The Belgrade mayoral race has been a focus of Serbia's municipal ballot, after recent legal changes made the capital city's leader the third most important political position in the republic after Serbia's president and the prime minister.
Zoran Drakulic, a candidate of the ruling Democratic Party of Serbia, was third, dropping out of contention with 14 percent of the vote, according to the unofficial count. That was a severe blow to Prime Minister Vojislav Kostunica's ruling conservative coalition and a sign of its sagging popularity.
More than 6 million Serbian voters were also picking representatives for local assemblies in 148 municipalities, as well as mayors of three other major cities -- Novi Sad in the north, Nis in the south and Kragujevac in central Serbia.
In the ethnically tense northern province of Vojvodina, the citizens also voted for the regional parliament.
Election officials have said that official results will not be available before Monday, due to the complexity of the voting system. However, the outcome of the Belgrade race is often indicative of the whole country.
The election -- the first since Milosevic was ousted in 2000 -- was seen as an important step in Serbia's efforts to build democracy following years of isolation under the former president.

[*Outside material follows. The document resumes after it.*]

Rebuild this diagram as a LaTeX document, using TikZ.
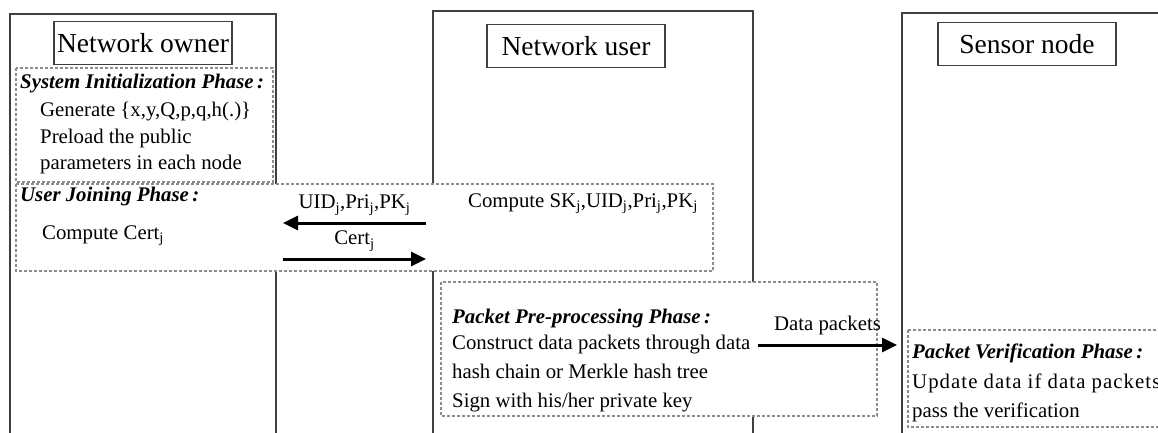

But strong gains by Milosevic's nationalist loyalists would likely slow down Serbia's reforms and undermine Belgrade's plans to establish closer ties with the European Union and NATO.
Reformist President Boris Tadic remained optimistic, saying "the results of these elections ... will confirm our stable path toward the EU and NATO."
Tadic added that the elections are "extremely important because they will show which way our country wants to take."
Leading pre-election surveys have put Tadic's Democratic Party in an even race with nationalist Serbian Radical Party loyal to Milosevic.
The polls predicted that the Democrats would keep the post of Belgrade mayor in the runoff vote but that the Radicals could sweep the rural and poor areas which are their traditional strongholds.
"We will be the single strongest party almost everywhere in Serbia," declared Tomislav Nikolic, deputy leader of the Radicals.
The elections are the first held under a new law granting more self-rule to the local communities, contrasting Milosevic-era laws that concentrated most powers in Belgrade.
The Radicals ruled together with Milosevic and were badly defeated along with the former president in 2000. They, however, regained strength, appealing with their populist policies to those Serbs frustrated with lack of improvement in their everyday lives.
One Radicals' supporter, 48-year-old taxi driver Darko Stojanovic, said he expected the party to help Serbia "regain its dignity." Stojanovic accused the pro-Western leaders of turning Serbia into a Western "slave."
In central Belgrade, the reformists' voters said that Serbia has no time to waste.
"We must not let Milosevic's people get back to power," said 27-year-old engineer Slobodanka Rajic.
Election officials reported no problems during the balloting. The turnout was reported at 34 percent.